Exercise directions. Seek out every line containing the word "standalone", and copy each.

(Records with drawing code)
# # # # # # #
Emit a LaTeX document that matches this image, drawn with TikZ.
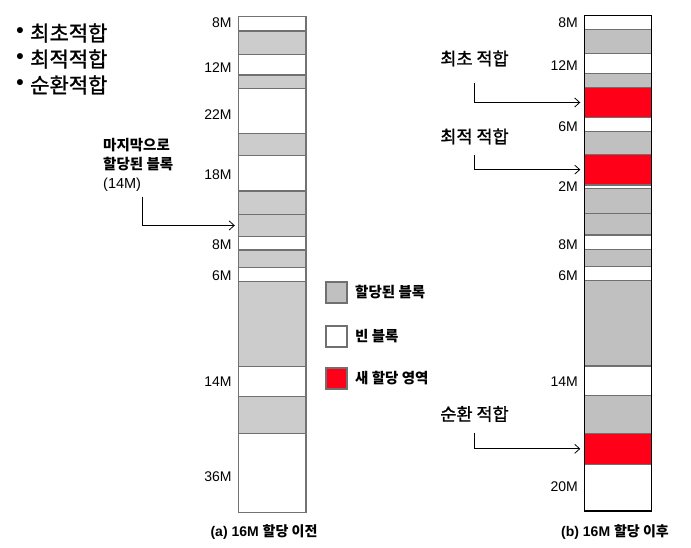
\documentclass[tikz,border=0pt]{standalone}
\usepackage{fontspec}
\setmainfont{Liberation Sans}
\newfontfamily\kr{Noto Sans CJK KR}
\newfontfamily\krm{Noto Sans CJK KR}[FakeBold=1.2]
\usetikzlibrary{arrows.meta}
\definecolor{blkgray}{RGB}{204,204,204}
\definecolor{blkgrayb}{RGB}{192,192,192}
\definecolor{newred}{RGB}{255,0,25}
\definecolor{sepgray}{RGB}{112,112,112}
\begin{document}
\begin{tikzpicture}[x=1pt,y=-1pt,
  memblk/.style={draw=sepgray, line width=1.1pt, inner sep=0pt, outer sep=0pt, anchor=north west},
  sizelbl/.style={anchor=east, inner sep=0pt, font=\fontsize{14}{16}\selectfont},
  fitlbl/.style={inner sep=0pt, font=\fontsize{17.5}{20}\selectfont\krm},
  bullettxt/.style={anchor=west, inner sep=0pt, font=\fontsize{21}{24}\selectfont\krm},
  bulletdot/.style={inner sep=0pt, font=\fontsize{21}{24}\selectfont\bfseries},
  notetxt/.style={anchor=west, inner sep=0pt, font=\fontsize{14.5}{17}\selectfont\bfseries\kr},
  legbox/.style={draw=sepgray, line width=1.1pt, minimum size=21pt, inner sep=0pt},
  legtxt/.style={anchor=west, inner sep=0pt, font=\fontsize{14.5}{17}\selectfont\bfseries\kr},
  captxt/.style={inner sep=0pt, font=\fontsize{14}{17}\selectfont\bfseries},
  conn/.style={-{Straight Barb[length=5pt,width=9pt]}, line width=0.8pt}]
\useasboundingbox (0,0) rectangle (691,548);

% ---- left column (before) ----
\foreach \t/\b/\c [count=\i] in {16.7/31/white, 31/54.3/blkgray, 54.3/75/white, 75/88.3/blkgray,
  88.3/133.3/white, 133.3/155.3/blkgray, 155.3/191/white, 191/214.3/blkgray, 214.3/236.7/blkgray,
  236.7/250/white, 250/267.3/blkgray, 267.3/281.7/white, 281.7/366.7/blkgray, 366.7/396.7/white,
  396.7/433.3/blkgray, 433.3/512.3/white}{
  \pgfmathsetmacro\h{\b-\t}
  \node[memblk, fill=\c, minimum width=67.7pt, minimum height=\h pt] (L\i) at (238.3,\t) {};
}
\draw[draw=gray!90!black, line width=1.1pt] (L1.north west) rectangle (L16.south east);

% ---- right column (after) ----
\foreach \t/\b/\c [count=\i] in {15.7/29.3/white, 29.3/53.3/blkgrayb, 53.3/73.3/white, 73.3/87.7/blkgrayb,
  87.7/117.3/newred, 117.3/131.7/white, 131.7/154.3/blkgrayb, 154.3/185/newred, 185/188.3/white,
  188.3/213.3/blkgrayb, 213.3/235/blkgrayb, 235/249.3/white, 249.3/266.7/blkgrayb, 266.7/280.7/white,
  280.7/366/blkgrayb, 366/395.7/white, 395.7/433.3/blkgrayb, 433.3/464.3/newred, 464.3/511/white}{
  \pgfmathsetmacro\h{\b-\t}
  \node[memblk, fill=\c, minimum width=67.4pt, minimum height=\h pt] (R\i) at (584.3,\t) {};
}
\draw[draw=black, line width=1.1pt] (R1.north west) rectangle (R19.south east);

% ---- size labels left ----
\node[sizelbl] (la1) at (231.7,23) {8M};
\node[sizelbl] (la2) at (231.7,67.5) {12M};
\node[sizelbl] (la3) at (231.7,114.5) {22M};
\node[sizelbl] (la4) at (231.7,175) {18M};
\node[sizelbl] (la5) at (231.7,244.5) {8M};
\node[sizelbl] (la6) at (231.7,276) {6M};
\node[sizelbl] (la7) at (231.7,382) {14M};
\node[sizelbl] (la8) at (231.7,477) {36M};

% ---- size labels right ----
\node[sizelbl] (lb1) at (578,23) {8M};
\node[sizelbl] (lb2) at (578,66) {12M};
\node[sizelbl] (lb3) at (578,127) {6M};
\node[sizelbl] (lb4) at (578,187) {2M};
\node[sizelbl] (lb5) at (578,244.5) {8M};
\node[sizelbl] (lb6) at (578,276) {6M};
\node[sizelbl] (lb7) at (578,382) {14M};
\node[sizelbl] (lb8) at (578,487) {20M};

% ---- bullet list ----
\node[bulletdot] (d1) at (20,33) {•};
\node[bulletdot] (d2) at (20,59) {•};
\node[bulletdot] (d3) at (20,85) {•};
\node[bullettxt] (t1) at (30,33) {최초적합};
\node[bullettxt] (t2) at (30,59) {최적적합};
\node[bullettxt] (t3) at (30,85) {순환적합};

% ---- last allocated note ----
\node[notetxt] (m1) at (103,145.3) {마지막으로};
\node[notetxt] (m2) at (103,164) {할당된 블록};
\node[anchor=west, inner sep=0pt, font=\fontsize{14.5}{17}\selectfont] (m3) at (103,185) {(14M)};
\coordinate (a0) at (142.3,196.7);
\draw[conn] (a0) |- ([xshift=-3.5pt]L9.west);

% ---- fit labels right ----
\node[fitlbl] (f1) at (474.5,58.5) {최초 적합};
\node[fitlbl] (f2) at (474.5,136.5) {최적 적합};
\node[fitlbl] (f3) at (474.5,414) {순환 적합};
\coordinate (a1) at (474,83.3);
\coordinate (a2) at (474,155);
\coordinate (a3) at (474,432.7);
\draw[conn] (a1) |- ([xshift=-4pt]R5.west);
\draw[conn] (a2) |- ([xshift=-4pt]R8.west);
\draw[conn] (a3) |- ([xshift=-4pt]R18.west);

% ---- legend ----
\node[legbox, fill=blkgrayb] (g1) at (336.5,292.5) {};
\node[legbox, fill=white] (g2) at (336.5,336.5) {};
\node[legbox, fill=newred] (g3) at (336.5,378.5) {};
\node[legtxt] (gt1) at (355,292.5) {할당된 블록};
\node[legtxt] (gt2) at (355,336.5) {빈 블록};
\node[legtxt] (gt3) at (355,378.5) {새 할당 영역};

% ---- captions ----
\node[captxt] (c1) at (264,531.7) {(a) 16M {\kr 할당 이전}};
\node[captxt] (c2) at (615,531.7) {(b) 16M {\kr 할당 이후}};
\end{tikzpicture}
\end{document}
# # # # # # #
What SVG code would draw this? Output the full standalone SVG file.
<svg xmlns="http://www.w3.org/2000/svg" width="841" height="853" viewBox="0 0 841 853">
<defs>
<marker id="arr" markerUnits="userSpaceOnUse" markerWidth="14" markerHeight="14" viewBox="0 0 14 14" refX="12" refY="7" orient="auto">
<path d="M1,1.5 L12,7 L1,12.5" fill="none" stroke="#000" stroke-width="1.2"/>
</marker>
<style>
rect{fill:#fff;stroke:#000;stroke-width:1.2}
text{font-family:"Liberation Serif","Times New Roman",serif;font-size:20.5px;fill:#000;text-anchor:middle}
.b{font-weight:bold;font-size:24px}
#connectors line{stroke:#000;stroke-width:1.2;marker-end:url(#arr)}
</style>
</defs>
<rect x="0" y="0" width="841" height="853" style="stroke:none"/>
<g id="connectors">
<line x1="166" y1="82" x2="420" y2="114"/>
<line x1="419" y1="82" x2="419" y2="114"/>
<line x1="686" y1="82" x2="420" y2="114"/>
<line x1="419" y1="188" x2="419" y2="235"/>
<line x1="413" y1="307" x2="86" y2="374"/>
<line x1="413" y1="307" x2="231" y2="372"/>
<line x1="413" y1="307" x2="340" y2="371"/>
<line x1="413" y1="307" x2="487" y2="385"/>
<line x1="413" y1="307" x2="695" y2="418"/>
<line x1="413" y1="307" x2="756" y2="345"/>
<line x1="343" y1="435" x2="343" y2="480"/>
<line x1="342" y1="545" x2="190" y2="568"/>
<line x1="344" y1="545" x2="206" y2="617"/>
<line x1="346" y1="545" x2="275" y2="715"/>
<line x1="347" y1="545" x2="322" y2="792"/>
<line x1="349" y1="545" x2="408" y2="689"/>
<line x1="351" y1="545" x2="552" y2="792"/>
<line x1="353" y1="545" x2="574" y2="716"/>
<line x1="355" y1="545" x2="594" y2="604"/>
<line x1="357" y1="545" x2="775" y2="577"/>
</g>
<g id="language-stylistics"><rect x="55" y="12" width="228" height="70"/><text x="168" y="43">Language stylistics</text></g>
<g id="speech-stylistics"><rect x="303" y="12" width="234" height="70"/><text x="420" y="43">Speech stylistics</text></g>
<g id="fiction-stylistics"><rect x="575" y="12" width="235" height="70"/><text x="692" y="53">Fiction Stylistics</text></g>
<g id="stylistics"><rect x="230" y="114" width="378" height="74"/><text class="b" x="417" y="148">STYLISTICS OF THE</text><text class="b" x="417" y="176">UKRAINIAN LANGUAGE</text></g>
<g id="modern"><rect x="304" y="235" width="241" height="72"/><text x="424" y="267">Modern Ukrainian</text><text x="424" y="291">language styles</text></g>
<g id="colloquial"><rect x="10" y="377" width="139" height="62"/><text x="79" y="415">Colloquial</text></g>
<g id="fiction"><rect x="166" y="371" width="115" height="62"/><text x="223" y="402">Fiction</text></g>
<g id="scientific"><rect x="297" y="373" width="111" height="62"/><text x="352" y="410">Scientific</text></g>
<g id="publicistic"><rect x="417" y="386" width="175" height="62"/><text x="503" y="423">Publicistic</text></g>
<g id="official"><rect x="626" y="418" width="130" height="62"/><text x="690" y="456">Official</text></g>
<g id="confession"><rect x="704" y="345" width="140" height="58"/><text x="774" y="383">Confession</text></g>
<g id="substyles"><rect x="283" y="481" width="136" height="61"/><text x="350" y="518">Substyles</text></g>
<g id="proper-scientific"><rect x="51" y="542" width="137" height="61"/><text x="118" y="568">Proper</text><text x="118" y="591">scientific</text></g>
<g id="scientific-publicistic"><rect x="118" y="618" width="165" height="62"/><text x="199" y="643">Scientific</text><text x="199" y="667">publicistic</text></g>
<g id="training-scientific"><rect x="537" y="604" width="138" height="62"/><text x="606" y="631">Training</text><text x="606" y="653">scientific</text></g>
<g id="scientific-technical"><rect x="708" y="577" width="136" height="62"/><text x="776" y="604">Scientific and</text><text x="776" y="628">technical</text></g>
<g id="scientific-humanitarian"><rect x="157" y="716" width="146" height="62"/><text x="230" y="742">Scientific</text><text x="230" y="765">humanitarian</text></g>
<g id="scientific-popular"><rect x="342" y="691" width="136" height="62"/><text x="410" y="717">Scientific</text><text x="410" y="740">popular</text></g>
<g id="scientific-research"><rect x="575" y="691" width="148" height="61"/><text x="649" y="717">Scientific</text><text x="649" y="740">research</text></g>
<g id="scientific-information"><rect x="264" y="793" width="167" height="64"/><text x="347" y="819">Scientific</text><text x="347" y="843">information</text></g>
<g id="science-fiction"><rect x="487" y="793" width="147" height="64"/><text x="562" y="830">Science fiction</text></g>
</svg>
# # # # # # #
Answer to this exercise.
\documentclass[tikz,border=0pt]{standalone}
What SVG code would draw this? Output the full standalone SVG file.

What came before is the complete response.